SAN FRANCISCO (AP) -- Discount broker Charles Schwab Corp. said Monday its net income edged higher in the first quarter, but said trading activity remains weak.
Schwab's income rose less than 2 percent as the company reported greater revenue from asset management and administration fees and higher interest revenue. However it said trading activity is still lower than had expected, and in the first quarter its results were hurt by an increase in incentive payments, accelerated contributions to employee health savings accounts, and changes to incentive award vesting for employees who are eligible for retirement.
For the three months ended March 31, Schwab posted net income of $198 million, up from $195 million a year ago. On a per-share basis its net income was unchanged at 15 cents. Revenue rose 8 percent, to $1.29 billion from $1.19 billion.
Analysts, on average, were expecting net income of 16 cents per share and revenue of $1.27 billion, according to FactSet.
Schwab said revenue from asset management and administration rose 14 percent to $552 million and net interest revenue increased 8 percent to $469 million. Trading revenue fell 8 percent to $223 million.
The company said client assets rose14 percent from a year ago, to $2.08 trillion at the end of the quarter. Clients invested $43.4 billion in new assets during the quarter.

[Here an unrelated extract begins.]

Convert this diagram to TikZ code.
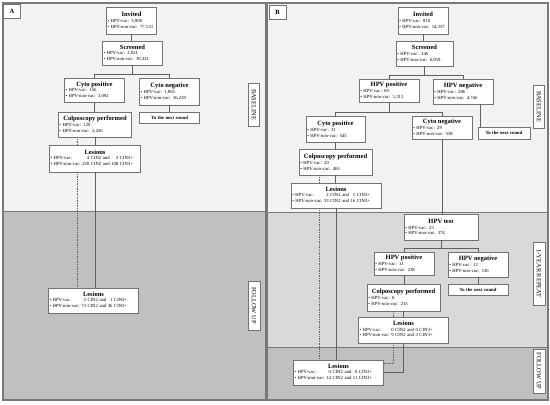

Schwab said in March that trading activity was lower than expected and that it planned to cut spending as a result. President and CEO Walt Bettinger said in a statement Monday that trading activity remains "muted."
Chief Financial Officer Joe Martinetto said the company expects to report full-year earnings per share in the mid 70-cents range. Wall Street is expecting profit of 74 cents per share for the year.
Shares of Charles Schwab lost 17 cents to $17.11 in morning trading. The stock started the session up about 19 percent since the start of the year, and has been trading in the 52-week range of $11.64 to $18.34.